### Task details
Repeat all of the material below exactly as written, images excluded.

-*-

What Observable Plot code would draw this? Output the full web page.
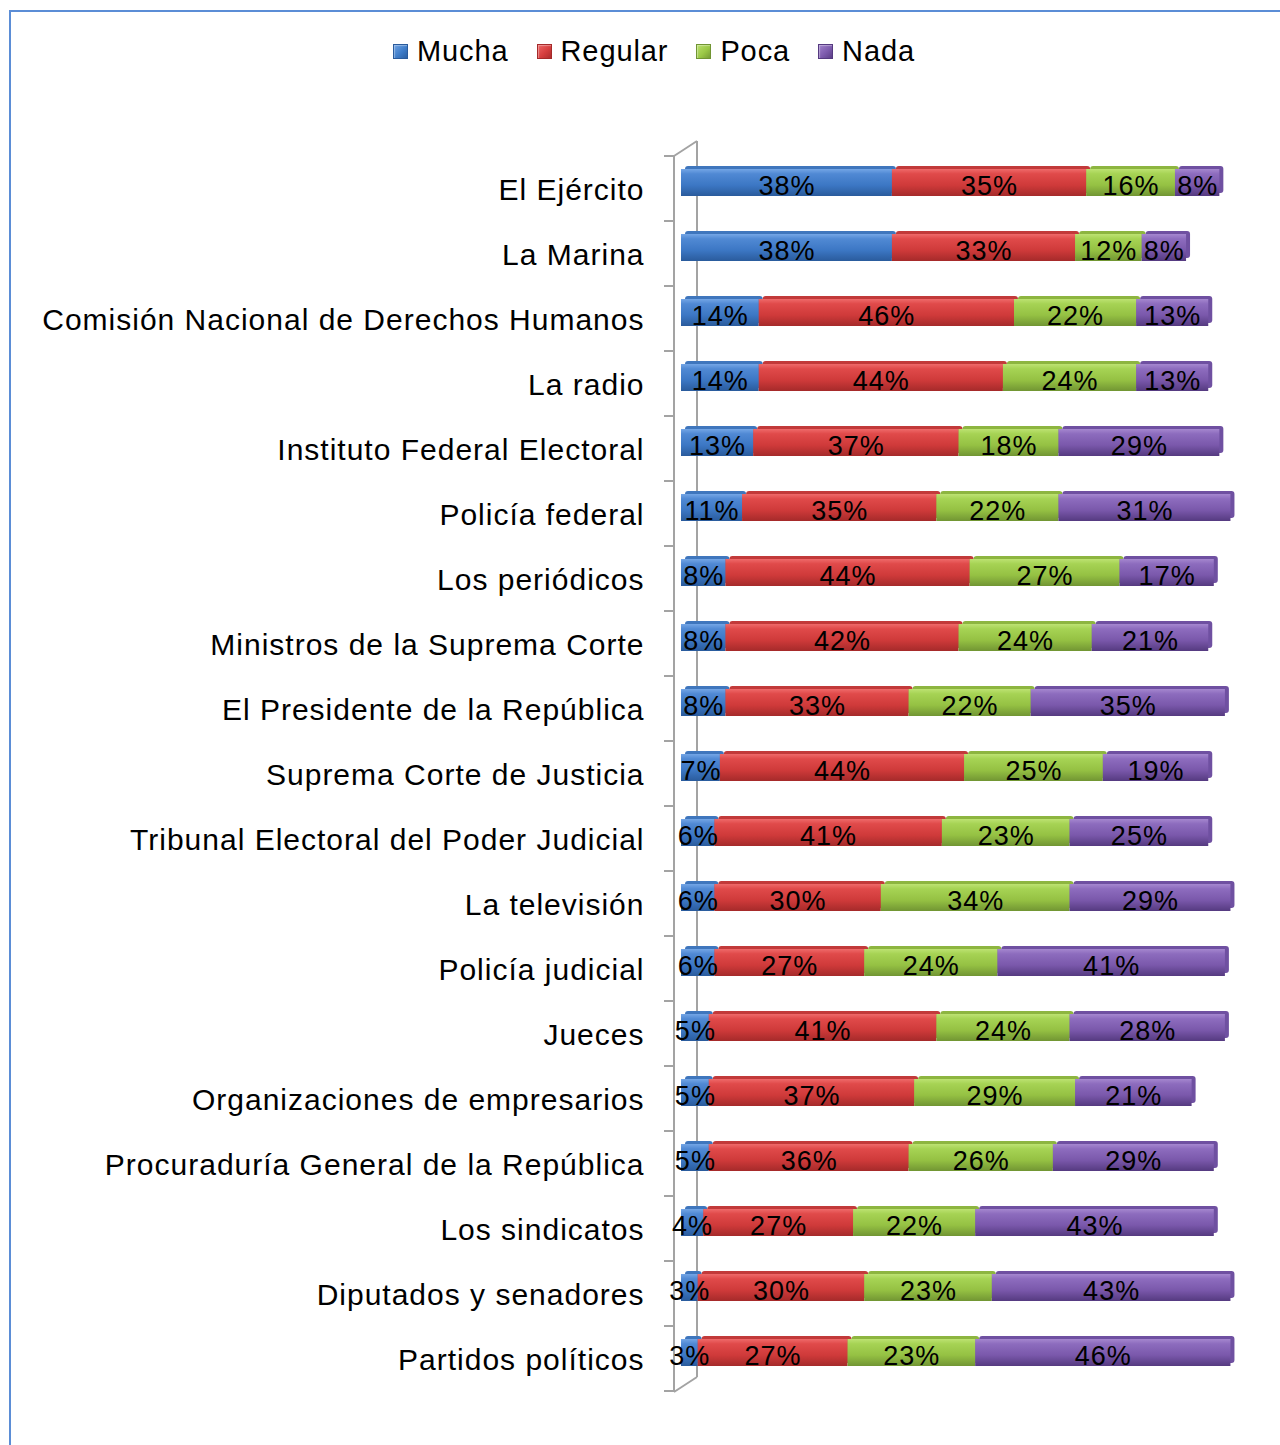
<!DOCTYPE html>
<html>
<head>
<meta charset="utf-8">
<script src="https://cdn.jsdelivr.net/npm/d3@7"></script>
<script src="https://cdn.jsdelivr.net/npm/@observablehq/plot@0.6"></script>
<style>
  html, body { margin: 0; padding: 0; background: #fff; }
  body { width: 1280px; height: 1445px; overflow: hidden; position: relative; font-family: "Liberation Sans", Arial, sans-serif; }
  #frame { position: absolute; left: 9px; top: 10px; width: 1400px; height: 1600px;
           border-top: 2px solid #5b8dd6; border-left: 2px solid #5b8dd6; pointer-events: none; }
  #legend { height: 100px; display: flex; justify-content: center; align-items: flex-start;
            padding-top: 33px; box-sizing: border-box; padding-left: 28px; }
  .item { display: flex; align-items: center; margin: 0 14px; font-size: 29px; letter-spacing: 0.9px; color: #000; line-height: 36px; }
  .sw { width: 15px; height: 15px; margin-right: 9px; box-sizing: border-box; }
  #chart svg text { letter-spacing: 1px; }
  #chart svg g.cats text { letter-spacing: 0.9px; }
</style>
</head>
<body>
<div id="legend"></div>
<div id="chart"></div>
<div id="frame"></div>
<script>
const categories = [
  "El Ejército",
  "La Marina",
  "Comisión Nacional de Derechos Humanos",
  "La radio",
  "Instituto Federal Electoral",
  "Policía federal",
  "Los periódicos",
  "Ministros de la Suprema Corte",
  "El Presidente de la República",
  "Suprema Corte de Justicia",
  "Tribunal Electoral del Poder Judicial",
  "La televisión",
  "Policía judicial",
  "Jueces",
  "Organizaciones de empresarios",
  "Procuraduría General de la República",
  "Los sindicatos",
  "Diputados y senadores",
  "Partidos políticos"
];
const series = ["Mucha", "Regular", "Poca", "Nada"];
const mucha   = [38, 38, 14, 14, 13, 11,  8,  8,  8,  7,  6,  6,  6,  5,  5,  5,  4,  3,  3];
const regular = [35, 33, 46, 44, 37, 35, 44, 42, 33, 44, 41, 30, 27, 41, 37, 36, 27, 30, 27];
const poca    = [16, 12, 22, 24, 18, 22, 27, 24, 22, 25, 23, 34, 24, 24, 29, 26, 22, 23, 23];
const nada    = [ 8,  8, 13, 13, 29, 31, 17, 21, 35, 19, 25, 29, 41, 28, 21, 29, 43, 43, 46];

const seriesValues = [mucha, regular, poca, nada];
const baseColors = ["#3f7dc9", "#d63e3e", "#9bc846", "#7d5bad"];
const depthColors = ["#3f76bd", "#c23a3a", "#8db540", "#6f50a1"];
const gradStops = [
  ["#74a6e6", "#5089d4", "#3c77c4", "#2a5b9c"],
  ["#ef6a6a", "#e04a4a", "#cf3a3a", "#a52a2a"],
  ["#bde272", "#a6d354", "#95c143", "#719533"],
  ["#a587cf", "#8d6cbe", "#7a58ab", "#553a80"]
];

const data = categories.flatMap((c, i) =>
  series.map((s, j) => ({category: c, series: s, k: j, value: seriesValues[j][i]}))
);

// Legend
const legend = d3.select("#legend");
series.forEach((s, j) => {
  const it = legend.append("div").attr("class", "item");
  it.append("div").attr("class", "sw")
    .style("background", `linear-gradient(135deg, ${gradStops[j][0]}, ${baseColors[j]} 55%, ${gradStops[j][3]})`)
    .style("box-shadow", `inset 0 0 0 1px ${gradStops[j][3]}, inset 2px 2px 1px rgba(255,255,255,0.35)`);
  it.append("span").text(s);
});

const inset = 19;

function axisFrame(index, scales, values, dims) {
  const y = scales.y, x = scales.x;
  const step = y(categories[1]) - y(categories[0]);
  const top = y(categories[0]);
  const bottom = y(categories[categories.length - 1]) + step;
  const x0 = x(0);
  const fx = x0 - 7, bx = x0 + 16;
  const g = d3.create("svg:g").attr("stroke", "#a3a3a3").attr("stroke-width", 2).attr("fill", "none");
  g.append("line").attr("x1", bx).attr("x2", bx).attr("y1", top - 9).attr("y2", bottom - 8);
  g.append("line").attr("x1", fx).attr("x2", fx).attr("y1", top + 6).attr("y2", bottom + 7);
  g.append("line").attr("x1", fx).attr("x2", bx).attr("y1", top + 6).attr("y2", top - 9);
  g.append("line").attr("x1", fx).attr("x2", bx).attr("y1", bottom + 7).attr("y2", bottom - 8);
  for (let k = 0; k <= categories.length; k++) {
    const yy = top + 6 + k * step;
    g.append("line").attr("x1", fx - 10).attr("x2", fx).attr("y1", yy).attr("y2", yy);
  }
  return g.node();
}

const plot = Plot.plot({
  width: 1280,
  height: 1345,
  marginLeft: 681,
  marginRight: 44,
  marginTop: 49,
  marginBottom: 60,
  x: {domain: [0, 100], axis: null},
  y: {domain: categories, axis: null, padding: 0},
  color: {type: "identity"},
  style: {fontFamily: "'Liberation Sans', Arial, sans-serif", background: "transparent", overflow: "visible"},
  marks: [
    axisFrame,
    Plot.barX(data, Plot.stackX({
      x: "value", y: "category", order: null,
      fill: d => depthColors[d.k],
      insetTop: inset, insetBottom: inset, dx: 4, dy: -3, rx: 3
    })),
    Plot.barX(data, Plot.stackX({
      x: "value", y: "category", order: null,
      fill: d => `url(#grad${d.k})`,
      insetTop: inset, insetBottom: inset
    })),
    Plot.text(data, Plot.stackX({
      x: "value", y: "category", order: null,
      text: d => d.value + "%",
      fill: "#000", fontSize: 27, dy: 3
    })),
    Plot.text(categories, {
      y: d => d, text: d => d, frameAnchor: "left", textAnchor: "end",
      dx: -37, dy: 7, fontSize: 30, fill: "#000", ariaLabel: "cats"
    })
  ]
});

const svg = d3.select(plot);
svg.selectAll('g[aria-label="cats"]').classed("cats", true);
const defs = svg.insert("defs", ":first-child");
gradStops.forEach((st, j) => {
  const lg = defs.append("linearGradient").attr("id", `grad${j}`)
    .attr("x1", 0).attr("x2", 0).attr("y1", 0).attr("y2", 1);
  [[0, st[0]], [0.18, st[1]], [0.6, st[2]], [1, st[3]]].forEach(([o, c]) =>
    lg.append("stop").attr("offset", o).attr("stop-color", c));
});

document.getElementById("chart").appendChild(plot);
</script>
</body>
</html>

-*-

### Response for this exercise
What Observable Plot code would draw this? Output the full web page.
<!DOCTYPE html>
<html>
<head>
<meta charset="utf-8">
<script src="https://cdn.jsdelivr.net/npm/d3@7"></script>
<script src="https://cdn.jsdelivr.net/npm/@observablehq/plot@0.6"></script>
<style>
  html, body { margin: 0; padding: 0; background: #fff; }
  body { width: 1280px; height: 1445px; overflow: hidden; position: relative; font-family: "Liberation Sans", Arial, sans-serif; }
  #frame { position: absolute; left: 9px; top: 10px; width: 1400px; height: 1600px;
           border-top: 2px solid #5b8dd6; border-left: 2px solid #5b8dd6; pointer-events: none; }
  #legend { height: 100px; display: flex; justify-content: center; align-items: flex-start;
            padding-top: 33px; box-sizing: border-box; padding-left: 28px; }
  .item { display: flex; align-items: center; margin: 0 14px; font-size: 29px; letter-spacing: 0.9px; color: #000; line-height: 36px; }
  .sw { width: 15px; height: 15px; margin-right: 9px; box-sizing: border-box; }
  #chart svg text { letter-spacing: 1px; }
  #chart svg g.cats text { letter-spacing: 0.9px; }
</style>
</head>
<body>
<div id="legend"></div>
<div id="chart"></div>
<div id="frame"></div>
<script>
const categories = [
  "El Ejército",
  "La Marina",
  "Comisión Nacional de Derechos Humanos",
  "La radio",
  "Instituto Federal Electoral",
  "Policía federal",
  "Los periódicos",
  "Ministros de la Suprema Corte",
  "El Presidente de la República",
  "Suprema Corte de Justicia",
  "Tribunal Electoral del Poder Judicial",
  "La televisión",
  "Policía judicial",
  "Jueces",
  "Organizaciones de empresarios",
  "Procuraduría General de la República",
  "Los sindicatos",
  "Diputados y senadores",
  "Partidos políticos"
];
const series = ["Mucha", "Regular", "Poca", "Nada"];
const mucha   = [38, 38, 14, 14, 13, 11,  8,  8,  8,  7,  6,  6,  6,  5,  5,  5,  4,  3,  3];
const regular = [35, 33, 46, 44, 37, 35, 44, 42, 33, 44, 41, 30, 27, 41, 37, 36, 27, 30, 27];
const poca    = [16, 12, 22, 24, 18, 22, 27, 24, 22, 25, 23, 34, 24, 24, 29, 26, 22, 23, 23];
const nada    = [ 8,  8, 13, 13, 29, 31, 17, 21, 35, 19, 25, 29, 41, 28, 21, 29, 43, 43, 46];

const seriesValues = [mucha, regular, poca, nada];
const baseColors = ["#3f7dc9", "#d63e3e", "#9bc846", "#7d5bad"];
const depthColors = ["#3f76bd", "#c23a3a", "#8db540", "#6f50a1"];
const gradStops = [
  ["#74a6e6", "#5089d4", "#3c77c4", "#2a5b9c"],
  ["#ef6a6a", "#e04a4a", "#cf3a3a", "#a52a2a"],
  ["#bde272", "#a6d354", "#95c143", "#719533"],
  ["#a587cf", "#8d6cbe", "#7a58ab", "#553a80"]
];

const data = categories.flatMap((c, i) =>
  series.map((s, j) => ({category: c, series: s, k: j, value: seriesValues[j][i]}))
);

// Legend
const legend = d3.select("#legend");
series.forEach((s, j) => {
  const it = legend.append("div").attr("class", "item");
  it.append("div").attr("class", "sw")
    .style("background", `linear-gradient(135deg, ${gradStops[j][0]}, ${baseColors[j]} 55%, ${gradStops[j][3]})`)
    .style("box-shadow", `inset 0 0 0 1px ${gradStops[j][3]}, inset 2px 2px 1px rgba(255,255,255,0.35)`);
  it.append("span").text(s);
});

const inset = 19;

function axisFrame(index, scales, values, dims) {
  const y = scales.y, x = scales.x;
  const step = y(categories[1]) - y(categories[0]);
  const top = y(categories[0]);
  const bottom = y(categories[categories.length - 1]) + step;
  const x0 = x(0);
  const fx = x0 - 7, bx = x0 + 16;
  const g = d3.create("svg:g").attr("stroke", "#a3a3a3").attr("stroke-width", 2).attr("fill", "none");
  g.append("line").attr("x1", bx).attr("x2", bx).attr("y1", top - 9).attr("y2", bottom - 8);
  g.append("line").attr("x1", fx).attr("x2", fx).attr("y1", top + 6).attr("y2", bottom + 7);
  g.append("line").attr("x1", fx).attr("x2", bx).attr("y1", top + 6).attr("y2", top - 9);
  g.append("line").attr("x1", fx).attr("x2", bx).attr("y1", bottom + 7).attr("y2", bottom - 8);
  for (let k = 0; k <= categories.length; k++) {
    const yy = top + 6 + k * step;
    g.append("line").attr("x1", fx - 10).attr("x2", fx).attr("y1", yy).attr("y2", yy);
  }
  return g.node();
}

const plot = Plot.plot({
  width: 1280,
  height: 1345,
  marginLeft: 681,
  marginRight: 44,
  marginTop: 49,
  marginBottom: 60,
  x: {domain: [0, 100], axis: null},
  y: {domain: categories, axis: null, padding: 0},
  color: {type: "identity"},
  style: {fontFamily: "'Liberation Sans', Arial, sans-serif", background: "transparent", overflow: "visible"},
  marks: [
    axisFrame,
    Plot.barX(data, Plot.stackX({
      x: "value", y: "category", order: null,
      fill: d => depthColors[d.k],
      insetTop: inset, insetBottom: inset, dx: 4, dy: -3, rx: 3
    })),
    Plot.barX(data, Plot.stackX({
      x: "value", y: "category", order: null,
      fill: d => `url(#grad${d.k})`,
      insetTop: inset, insetBottom: inset
    })),
    Plot.text(data, Plot.stackX({
      x: "value", y: "category", order: null,
      text: d => d.value + "%",
      fill: "#000", fontSize: 27, dy: 3
    })),
    Plot.text(categories, {
      y: d => d, text: d => d, frameAnchor: "left", textAnchor: "end",
      dx: -37, dy: 7, fontSize: 30, fill: "#000", ariaLabel: "cats"
    })
  ]
});

const svg = d3.select(plot);
svg.selectAll('g[aria-label="cats"]').classed("cats", true);
const defs = svg.insert("defs", ":first-child");
gradStops.forEach((st, j) => {
  const lg = defs.append("linearGradient").attr("id", `grad${j}`)
    .attr("x1", 0).attr("x2", 0).attr("y1", 0).attr("y2", 1);
  [[0, st[0]], [0.18, st[1]], [0.6, st[2]], [1, st[3]]].forEach(([o, c]) =>
    lg.append("stop").attr("offset", o).attr("stop-color", c));
});

document.getElementById("chart").appendChild(plot);
</script>
</body>
</html>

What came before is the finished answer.